Furthermore, as decided at its 2015 triennial review, the Committee considered Kiribati again and found it eligible for graduation for the third consecutive time. It recommended the country for graduation and further recommended the creation of a category of countries facing extreme vulnerability to climate change and other environmental shocks. Kiribati, Tuvalu and similarly vulnerable countries within that category should receive support targeting these vulnerabilities.
ECOSOC decided not to endorse the Committee’s recommendation to create a category of countries facing extreme vulnerability and decided to defer the consideration of the graduation of Kiribati and Tuvalu not later than 2021.
Nepal and Timor-Leste were also found eligible, at the 2018 triennial review, for the second consecutive time, but were not recommended for graduation, due to concerns about the sustainability of their development progress. The Committee decided to defer a decision on the graduation of Nepal and Timor-Leste at the 2021 triennial review. At that time, it will also consider Bangladesh, Lao People’s Democratic Republic and Myanmar which were found eligible for graduation for the first time at the 2018 triennial review.

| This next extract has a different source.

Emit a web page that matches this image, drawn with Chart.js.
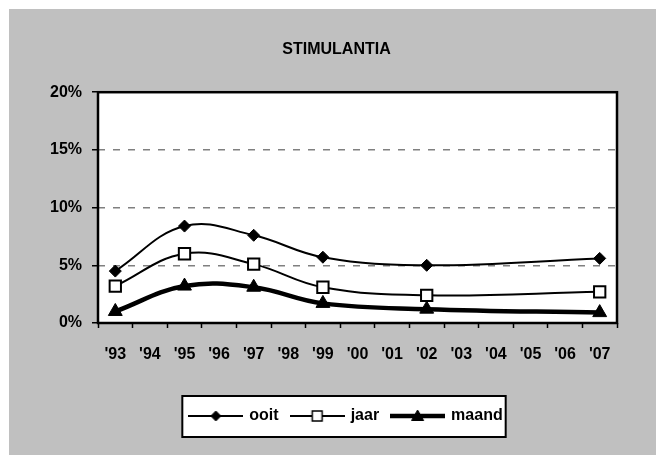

For further information on the 2018 triennial review, see the 2018 CDP Report.
Equatorial Guinea graduated from the category the LDC category on 4 June 2017, following a transition period of three and a half years after the adoption by the United Nations General Assembly of resolution A/RES/68/18 of 4 December 2013, which took note of the decision of the Economic and Social Council E/RES/2012/32 to endorse the recommendation of the CDP on this matter.
2015 triennial review
At the 2015 triennial review of the list, Angola met the criteria for graduation for the second consecutive time. The Committee recommended Angola for graduation from the LDC category. ECOSOC endorsed that recommendation (E/RES/2015/11) and the General Assembly (A/RES/70/253) decided that Angola would graduate out of the LDC category after a five-year period, e.i. in February 2021.
The Committee also noted that Kiribati met both the income and HAI criteria for second consecutive time. The Committee did not recommended, however, Kiribati to be graduated from the LDC category due to its extreme high vulnerability and decided to defer consideration on the graduation of Kiribati to its 2018 session. According to the EVI, Kiribati is the most vulnerable country in the world.
Additionally, five countries met the eligibility criteria for graduation for the first time: Bhutan, Sao Tome and Principe, Solomon Islands, Timor-Leste and Nepal. According to present rules, if these countries meet the criteria for graduation during the 2018 triennial review, the may be recommended for graduation by the Committee.
The Committee noted the high vulnerability, as illustrated by the country’s EVI, of Tuvalu, which was recommended by the committee for graduation at its 2012 triennial review, and requested to the international community to provide Tuvalu with adequate technical assistance and concessional financing to address the climate change challenge. ECOSOC decided to defer the consideration of the graduation of Tuvalu to its session of 2018 to allow the Council “to have an opportunity for further consideration of the particular challenges that Tuvalu faces”.
Vanuatu, which has been found eligible for graduation in 2006, 2009 and 2012, was recommended for graduation in the 2012 triennial review. The General-Assembly decided to grant an additional preparatory period of one year before the start of the three-year preparatory process and invited the country to prepare its national smooth-transition strategy, with the support of the United Nations system and in cooperation with its bilateral and multilateral development and trading partners. (See resolution A/RES/68/18)
For further information on the 2015 triennial review, see the 2015 CDP Report.
The four countries to have graduated out of the LDC category up to 2015 are: Botswana in 1994, Cape Verde in 2007, Maldives in 2011 and Samoa in 2014.